Interstellar via Invisible Cities: spec-fic translated from Spanish imagines a utopian way of life on another planet.
Years after the climate wars on Earth, the Mulai have settled into their new home on an unnamed planet. Supplies stopped arriving from Earth many years ago, and the Mulai have found a way to live. But now the people of Earth want to know what happened to the settlers, so they send The Archaeologist.
He finds that they have become a different people: uncannily similar to us but with something radically Other about them. Their language has become more about change than stability, and the ways they eat, reproduce, bury their dead, and understand gender have all transformed into something almost unrecognizable. The Archaeologist feels like his trip is one extended misunderstanding.

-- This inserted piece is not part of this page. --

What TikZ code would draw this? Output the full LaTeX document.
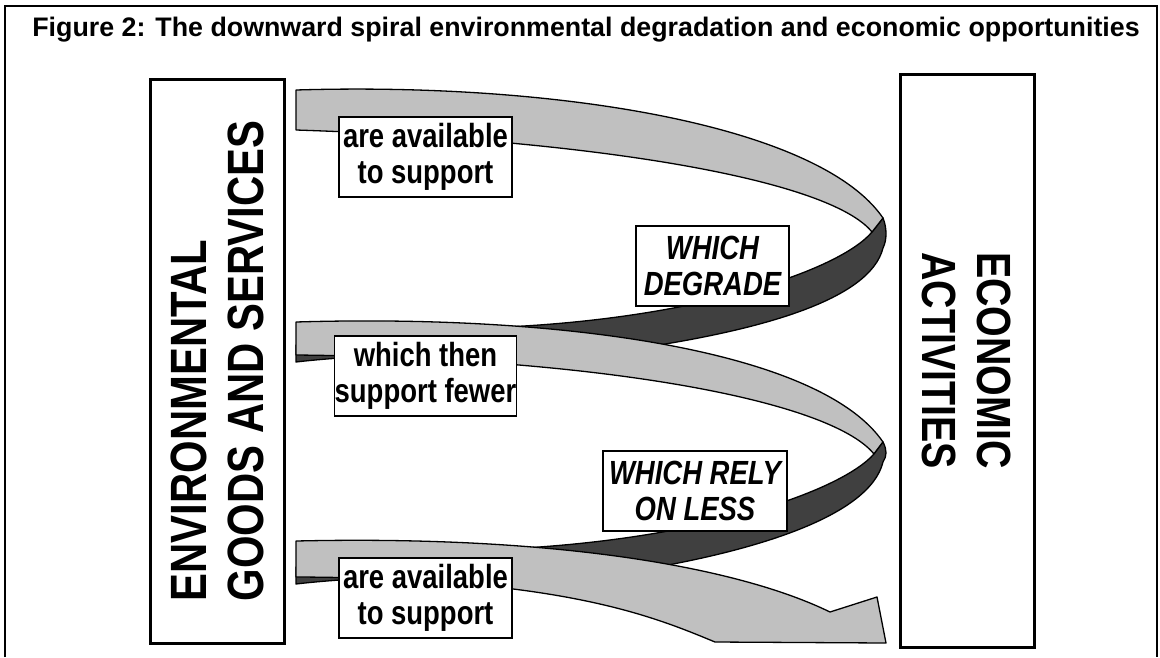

With fragments from The Archaeologist’s notes and the stories of Flukeh and Faida, who map both their world and their language, The Mulai offers a glimpse of a world adjacent to ours – one that just may be a model for how to better our own.
From one of Granta’s Best Young Spanish-Language Novelists and author of the celebrated Living Things, and translated by the award-winning Julia Sanches, comes a bold new Borgesian reimagining of what ‘civilization’ might look like.
Munir Hachemi (born 1989) is a Spanish writer. He was born in Madrid to an Algerian father and studied Spanish at university.
He also obtained a master's degree in Latin American studies. His fiction appeared initially in fanzines under the aegis of the Escritores Bárbaros collective. His first novel Cosas vivas appeared in 2018.
In 2021, he was named by Granta magazine as one of the most promising young Spanish-language writers in the world.
** a copy of this book was provided by the publisher **
This is an exquisitely strange little book about language and translation. It's a little bit about colonialism and the intersection of cultures, and a lot about how reading Invisible Cities will drive you to madness.